A Man's Toughest Critic Is Not Himself
I recently finished a book-length manuscript, a children's adventure story aimed at the fifth-to-sixth-grade reading level. It involves two cousins, one American and the other Icelandic, who are entrusted with the delivery of two ponies to another part of Iceland. Along the way they quarrel, reconcile, overcome challenges, etc., etc.
After editing the first draft I distributed copies to several friends who serve as reliable reader-critics. Then, on a whim, I did something that seemed on the surface to be a neat idea: I asked my 11-year-old son if he would let me read the book to him. "I want to see what you think of it," I said with a wink and a nod.
Alyosha ruminated for a moment and then assented. He would give me a slot just before bedtime. "But only one chapter a night," he admonished with index finger raised, "because I need my sleep."
Since I have cultivated a tradition of reading to and with may son, I expected him to quietly listen to my story, nod sagaciously, giggle where appropriate, and generally tell me that my work was the greatest thing ever written.
Then came the great disillusionment.
The first night, as Alyosha snuggled to a sitting position against his pillow, I took my place at the foot of his bed. "OK," I began, clearing my throat. "Iceland Summer."

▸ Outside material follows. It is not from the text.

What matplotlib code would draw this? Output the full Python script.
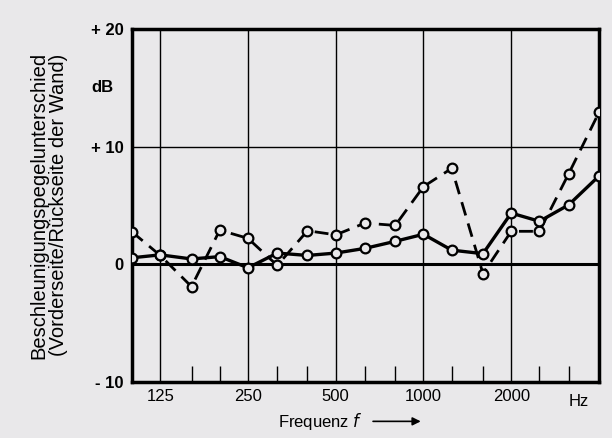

As I began to read, my son called for me to stop. "What is it?" I asked, as I looked up from the story.
My son shook his head. "The title," he said. "It's no good."
I looked down at the title page and considered his comment. "But buddy," I said, "how do you know if it's not good if you haven't heard the story yet?"
Without blinking, Alyosha repeated that the title just wasn't any good. I told him I would ask him about the title again when the book was finished. He accepted this.
The first chapter introduced all of the American characters. My son generally approved of them, but he had a bone to pick with Ben, the 14-year-old boy. "Stop there," he said, bringing me to a screeching halt in the middle of a fight scene. I looked up from the manuscript and managed a sweet smile. "Yes, my son?"
Alyosha wagged his finger and clucked his tongue. "Ben doesn't talk like that," he declaimed with compelling self-assurance.
I looked at my story. "Of course he does," I said. "This sentence is what I want him to say."
"No," he said, not the least bit perturbed by my thick-headedness. "I mean, Ben shouldn't talk that way. It doesn't go with the way you described him."
I thought for a moment and realized that this was exactly the type of comment that has real value. But I felt myself becoming ever-so-slightly defensive as I tried to explain the character's language to my son.
My son, ordinarily a reluctant reader, had turned out to be a deadly critic. He listened with painfully focused attention and made pointed, no-nonsense comments. When I was done with that first chapter (45 minutes to read five pages!), I kissed him good night and left his room, feeling as if I had been peeled.
The second night - Chapter 2 - went no better. In fact, I prepared myself by re-editing the chapter before reading it to him, hoping that I could somehow improve it beyond reproach. But once again I barely intoned the first paragraph when my son soured his expression.
"Ben isn't mean enough," he said.
"What do you mean?" I asked, noting that my main character had just stolen something from another boy.
"But Ben is going to be nice in the end, isn't he?" Alyosha reasoned.
My gosh, he was right, of course. I was only on Page 10, and he had already seen clear through to Chapter 23. If Ben's eventual goodness was to shine in the end, he had to start out much more disagreeable.
I realized, at this point, that I was having trouble acknowledging my son's contributions to my writing. Was I having a problem with his criticisms because he was a child? Or was it because he was my son and I felt that family members had to be kind to one another? I swallowed my pride, affirmed the value of his comments, and skulked out of his room as he turned out the light
He spent the next night at a friend's house, and I edited my work in peace. When he returned the next day I said nothing about it. That night I tucked him into bed and made a brisk exit from his room. As I passed over the threshold he called out to me. "Aren't you forgetting something?" he sang, bristling with anticipation.
I retrieved my manuscript, assumed my position at the foot of his bed, and word-by-word we clawed our way through my story. Even as I write this, we are still at it, and will be for some time, for children know what they like and are reluctant to give it up.
If, and when, we do finish this labor, I have vowed to solicit comments only from adults in the future. For adults can be counted on to nod sagaciously, giggle where appropriate, and tell me that my stories are the greatest things ever written.
Why would a writer want to hear less?